Stated problem: Copy every line of the data in which the word "matplotlib" occurs.
****************************************
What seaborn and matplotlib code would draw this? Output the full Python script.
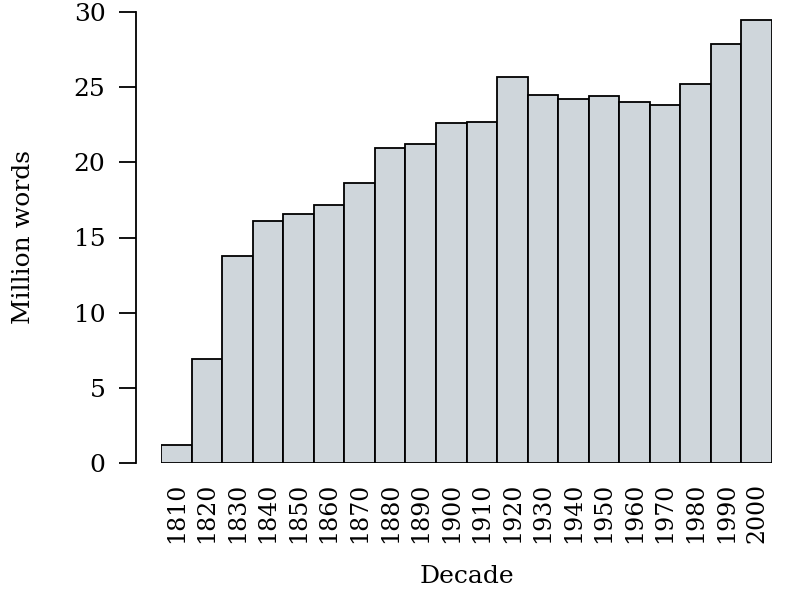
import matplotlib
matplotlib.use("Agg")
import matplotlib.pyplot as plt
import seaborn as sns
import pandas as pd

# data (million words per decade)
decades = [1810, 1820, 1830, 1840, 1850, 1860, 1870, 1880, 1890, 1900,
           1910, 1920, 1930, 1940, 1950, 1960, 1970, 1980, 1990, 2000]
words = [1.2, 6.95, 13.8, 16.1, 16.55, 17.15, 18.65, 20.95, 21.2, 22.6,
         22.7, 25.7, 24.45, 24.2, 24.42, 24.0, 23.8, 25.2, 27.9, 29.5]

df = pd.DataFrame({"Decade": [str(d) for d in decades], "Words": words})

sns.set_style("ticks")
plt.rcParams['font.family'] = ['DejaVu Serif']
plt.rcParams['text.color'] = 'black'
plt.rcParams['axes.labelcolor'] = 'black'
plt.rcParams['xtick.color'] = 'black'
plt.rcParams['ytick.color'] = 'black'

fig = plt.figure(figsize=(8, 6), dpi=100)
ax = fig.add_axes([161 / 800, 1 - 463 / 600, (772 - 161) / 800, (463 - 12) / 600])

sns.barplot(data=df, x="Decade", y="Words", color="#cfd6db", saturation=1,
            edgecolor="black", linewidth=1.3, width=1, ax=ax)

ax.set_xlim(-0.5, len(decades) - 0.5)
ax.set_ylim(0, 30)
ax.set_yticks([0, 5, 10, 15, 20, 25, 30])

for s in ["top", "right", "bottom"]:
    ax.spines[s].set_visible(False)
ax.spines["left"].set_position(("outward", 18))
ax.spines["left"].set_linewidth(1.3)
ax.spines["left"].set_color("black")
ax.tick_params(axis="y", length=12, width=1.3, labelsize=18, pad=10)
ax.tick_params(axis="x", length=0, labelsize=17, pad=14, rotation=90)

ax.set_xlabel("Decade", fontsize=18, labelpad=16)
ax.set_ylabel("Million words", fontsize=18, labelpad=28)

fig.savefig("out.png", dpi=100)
****************************************
The answer:
What seaborn and matplotlib code would draw this? Output the full Python script.
import matplotlib
matplotlib.use("Agg")
import matplotlib.pyplot as plt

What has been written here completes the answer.